Field of Science

Resistance is inevitable

Today’s Washington Post has an article by David Brown reporting on an alarming upsurge in the number of cases of tuberculosis that are resistant to some or all known antibiotics. The headline is that 5% of TB cases are now drug resistant, but the substance is much more alarming. In some regions of the former Soviet Union, drug-resistant TB accounts for 20% of cases, and the true rates might be even higher. These TB strains are not only drug resistant, but deadly: as David Brown reports, the death rate in untreated cases is “close to 100 percent.” 100% mortality is truly frightening.

Why should we worry about this? Well, there are (at least) two reasons:
1. Spread is inevitable. The countries of the former Soviet Union, where these new TB strains are spreading, are no longer isolated from the rest of the world. Humans travel freely among all countries now. And tuberculosis doesn’t make everyone sick – some people can carry it without knowing that they have it. A major TB outbreak could pop up anywhere before we even realize that a carrier has been spreading the disease.

2. Resistance is inevitable. The Borg on Star Trek: TNG liked to warn their targets, “resistance is futile.” In the world of infectious diseases, though, we have a different saying, thanks to Mark Crislip of Quackcast: resistance is inevitable. What that means is that whenever we come up with a new drug, the bacteria or viruses will inevitably develop resistance to it. For the bacteria, resistance is not futile – it’s an extremely effective way to survive. Multi-drug resistant (MDR) TB, which is resistant to the two most commonly used drugs, rifampin and isonizid, is spreading rapidly. Even worse, a new strain of “extremely” drug-resistant (XDR) TB is resistant to those two drugs plus two others, leaving basically no effective means of treatment.

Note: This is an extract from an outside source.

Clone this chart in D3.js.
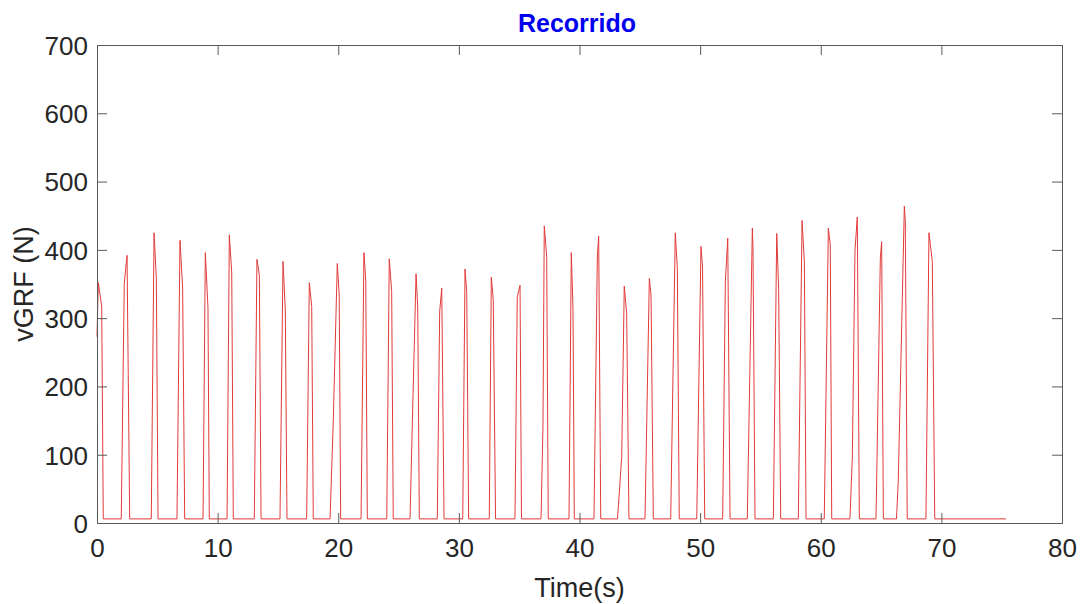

I was surprised to read in Brown’s article that Mario Raviglione, the head of the WHO’s tuberculosis department said that the rate of multi-drug resistant infections “wouldn’t go over 10 percent.” I guess he’s much more optimistic than I am. I wouldn't be surprised if the rate went to 50% or even higher. Whenever we get a new drug, we use it – of course. But when we use it, we begin the evolutionary process of selection in favor of drug-resistant strains. Unless you can make sure that every patient is completely cured – an unrealistic goal – then some amount of resistance will begin to emerge.

In the 19th and early 20th centuries, TB was a scourge of all civilized countries. Countless millions, including many famous authors and artists, died of TB (including Balzac, the Bronte sisters, Camus, Kafka, Keats, Thomas Wolfe, and many more). Most of us probably assume that era will never return – but it might. What can we do to prevent it? We need better surveillance of the TB strains now spreading, and even more urgently, we need new drugs. I think that our government(s) should develop these drugs, rather than leaving it to the whims of private companies, but that puts me in a rather small minority here in the U.S. Our best hope for new drugs right now is probably the Gates Foundation, which has made combating TB and malaria its top two priorities. In a much smaller way, everyone can do their part by warning others against the mis-use and overuse of antibiotics. We can’t stop the spread of drug resistance, but at least we can slow it down.